Static routing is not really a routing protocol. Static routing is simply the process of manually entering routes into a device's routing table via a configuration file that is loaded when the routing device starts up. As an alternative, these routes can be entered by a network administrator who configures the routes manually. Since these manually configured routes don't change after they are configured (unless a human changes them) they are called 'static' routes.

Static routing is the simplest form of routing, but it is a manual process.

Use static routing when you have very few devices to configure (<5) and when you know the routes will probably never change.

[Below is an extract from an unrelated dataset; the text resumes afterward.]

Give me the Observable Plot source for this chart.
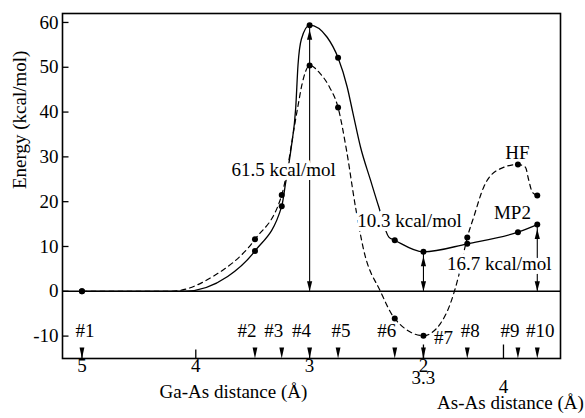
<!DOCTYPE html>
<html><head><meta charset="utf-8">
<script src="https://cdn.jsdelivr.net/npm/d3@7"></script>
<script src="https://cdn.jsdelivr.net/npm/@observablehq/plot@0.6"></script>
<style>
html,body{margin:0;padding:0;background:#fff;}
svg, svg text { font-family: "Liberation Serif", "Times New Roman", serif !important; }
</style>
</head><body><div id="chart"></div>
<script>
// ---- data ----
const structures = ["#1","#2","#3","#4","#5","#6","#7","#8","#9","#10"];
const gaAsDistance = [5.0, 3.48, 3.245, 3.0, 2.75, 2.252, 2.0, 1.615, 1.17, 1.0];
const mp2Energy = [0, 9.0, 19.0, 59.4, 52.1, 11.4, 8.8, 10.6, 13.2, 14.9];
const hfEnergy  = [0, 11.6, 21.5, 50.4, 41.0, -6.1, -9.9, 12.0, 28.3, 21.4];

// traced shape of the drawn curves
const mp2TraceX = [5.0, 4.1, 3.72, 3.48, 3.245, 3.212, 3.162, 3.122, 3.102, 3.072, 3.0, 2.846, 2.75, 2.67, 2.618, 2.553, 2.465, 2.392, 2.304, 2.252, 2.0, 1.615, 1.17, 1.0];
const mp2TraceY = [0, 0, 3.3, 9.0, 19.0, 24, 32, 41, 50.5, 56.3, 59.4, 56.7, 52.1, 45.6, 39.6, 32.2, 24.8, 18.8, 12.1, 11.4, 8.8, 10.6, 13.2, 14.9];
const hfTraceX = [5.0, 4.22, 3.85, 3.48, 3.245, 3.109, 3.066, 3.0, 2.907, 2.826, 2.75, 2.676, 2.597, 2.524, 2.378, 2.252, 2.0, 1.851, 1.763, 1.69, 1.615, 1.558, 1.47, 1.352, 1.17, 1.104, 1.075, 1.045, 1.0];
const hfTraceY = [0, 0, 3.3, 11.6, 21.5, 40.4, 46.3, 50.4, 48.6, 45.6, 41.0, 31.5, 18.8, 9.1, 0, -6.1, -9.9, -7.2, -2.7, 3.5, 12.0, 16.6, 23.3, 27.0, 28.3, 27.7, 24.8, 22.2, 21.4];

const barrierIdx = [3, 6, 9];               // structures with energy arrows
const barrierLabels = ["61.5 kcal/mol", "10.3 kcal/mol", "16.7 kcal/mol"];

const yTicks = [-10, 0, 10, 20, 30, 40, 50, 60];
const gaAsTicks = [5, 4, 3, 2];
const asAsTickLabels = ["3.3", "4"];
const asAsTickAt = [2.0, 1.297];            // position on the Ga-As axis

// ---- tables ----
const pts = structures.map((s, i) => ({s, i, x: gaAsDistance[i], mp2: mp2Energy[i], hf: hfEnergy[i]}));
const mp2Trace = mp2TraceX.map((x, i) => ({x, y: mp2TraceY[i]}));
const hfTrace = hfTraceX.map((x, i) => ({x, y: hfTraceY[i]}));
const arrows = barrierIdx.map((k, j) => ({x: gaAsDistance[k], top: mp2Energy[k], label: barrierLabels[j]}));
const asAs = asAsTickLabels.map((t, i) => ({t, x: asAsTickAt[i]}));

// ---- symbols ----
const poly = (p) => ({draw(ctx){ ctx.moveTo(p[0][0], p[0][1]); for (const q of p.slice(1)) ctx.lineTo(q[0], q[1]); ctx.closePath(); }});
const headUp = poly([[0,0],[-2.6,10],[2.6,10]]);
const headDown = poly([[0,0],[-2.6,-10],[2.6,-10]]);
const marker = poly([[0,0],[-2.4,-11],[2.4,-11]]);
const tickIn = {draw(ctx){ ctx.moveTo(0,0); ctx.lineTo(6,0); }};
const tickUp = {draw(ctx){ ctx.moveTo(0,0); ctx.lineTo(0,-9); }};
const tickUpLong = {draw(ctx){ ctx.moveTo(0,0); ctx.lineTo(0,-14); }};

const serif = "Liberation Serif";
const T = {fontFamily: serif, fontSize: 19};
const halo = {stroke: "white", strokeWidth: 8, fill: "black"};

const chart = Plot.plot({
  width: 585, height: 418,
  marginLeft: 62, marginRight: 25, marginTop: 13, marginBottom: 60,
  x: {domain: [5.171, 0.796], axis: null},
  y: {domain: [-15, 62], axis: null},
  style: "font-family: 'Liberation Serif', serif; font-size: 19px; background: white; color: black;",
  marks: [
    Plot.ruleY([0], {stroke: "black", strokeWidth: 1.4}),
    Plot.line(hfTrace, {x: "x", y: "y", curve: "monotone-x", stroke: "black", strokeWidth: 1.2, strokeDasharray: "5,4"}),
    Plot.line(mp2Trace, {x: "x", y: "y", curve: "monotone-x", stroke: "black", strokeWidth: 1.3}),
    // energy arrows
    Plot.ruleX(arrows, {x: "x", y1: 0, y2: "top", stroke: "black", strokeWidth: 1.1}),
    Plot.dot(arrows, {x: "x", y: "top", dy: 4.5, symbol: headUp, fill: "black", stroke: "none"}),
    Plot.dot(arrows, {x: "x", y: 0, symbol: headDown, fill: "black", stroke: "none"}),
    // annotations
    Plot.text([arrows[0]], {x: "x", y: 27.2, dx: -26, text: "label", ...T, ...halo}),
    Plot.text([arrows[1]], {x: "x", y: 15.7, dx: -14, text: "label", ...T, ...halo}),
    Plot.text([arrows[2]], {x: "x", y: 6.1, dx: -38, text: "label", ...T, ...halo}),
    Plot.text(["HF"], {x: 1.174, y: 30.9, text: d => d, ...T}),
    Plot.text(["MP2"], {x: 1.218, y: 17.4, text: d => d, ...T}),
    // data points
    Plot.dot(pts, {x: "x", y: "hf", r: 3, fill: "black"}),
    Plot.dot(pts, {x: "x", y: "mp2", r: 3, fill: "black"}),
    // frame and ticks
    Plot.frame({stroke: "black", strokeWidth: 1.6}),
    Plot.dot(yTicks, {y: d => d, frameAnchor: "left", symbol: tickIn, stroke: "black", fill: "none", strokeWidth: 1.3}),
    Plot.text(yTicks, {y: d => d, frameAnchor: "left", dx: -4, textAnchor: "end", text: d => String(d), ...T}),
    Plot.dot(gaAsTicks, {x: d => d, frameAnchor: "bottom", symbol: tickUp, stroke: "black", fill: "none", strokeWidth: 1.3}),
    Plot.dot(asAs, {x: "x", frameAnchor: "bottom", symbol: tickUpLong, stroke: "black", fill: "none", strokeWidth: 1.3}),
    Plot.text(gaAsTicks, {x: d => d, frameAnchor: "bottom", dy: 13, text: d => String(d), ...T}),
    Plot.text([asAs[0]], {x: "x", frameAnchor: "bottom", dy: 25, text: "t", ...T}),
    Plot.text([asAs[1]], {x: "x", frameAnchor: "bottom", dy: 34, text: "t", ...T}),
    // structure markers
    Plot.dot(pts, {x: "x", frameAnchor: "bottom", symbol: marker, fill: "black", stroke: "none"}),
    Plot.text(pts, {filter: d => [1,2,3,5,8].includes(d.i), x: "x", frameAnchor: "bottom", dy: -22, dx: -8, text: "s", ...T}),
    Plot.text(pts, {filter: d => [0,4,7,9].includes(d.i), x: "x", frameAnchor: "bottom", dy: -22, dx: 3, text: "s", ...T}),
    Plot.text(pts, {filter: d => d.i === 6, x: "x", frameAnchor: "bottom", dy: -14.5, dx: 20, text: "s", ...T}),
    // axis titles
    Plot.text(["Ga-As distance (Å)"], {x: 3.669, frameAnchor: "bottom", dy: 39, text: d => d, ...T}),
    Plot.text(["As-As distance (Å)"], {x: 1.236, frameAnchor: "bottom", dy: 50, text: d => d, ...T}),
    Plot.text(["Energy (kcal/mol)"], {frameAnchor: "left", dx: -43, dy: 3, rotate: -90, text: d => d, ...T})
  ]
});
document.getElementById("chart").appendChild(chart);
</script>
</body></html>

Static routing also does not handle failures in external networks well because any route that is configured manually must be updated or reconfigured manually to fix or repair any lost connectivity.

 

Dynamic Routing

Dynamic routing protocols are supported by software applications running on the routing device (the router) which dynamically learn network destinations and how to get to them and also advertise those destinations to other routers. This advertisement function allows all the routers to learn about all the destination networks that exist and how to to those networks.

A router using dynamic routing will 'learn' the routes to all networks that are directly connected to the device. Next, the router will learn routes from other routers that run the same routing protocol (RIP, RIP2, EIGRP, OSPF, IS-IS, BGP etc). Each router will then sort through it's list of routes and select one or more 'best' routes for each network destination the router knows or has learned.

Dynamic routing protocols will then distribute this 'best route' information to other routers running the same routing protocol, thereby extending the information on what networks exist and can be reached. This gives dynamic routing protocols the ability to adapt to logical network topology changes, equipment failures or network outages 'on the fly'.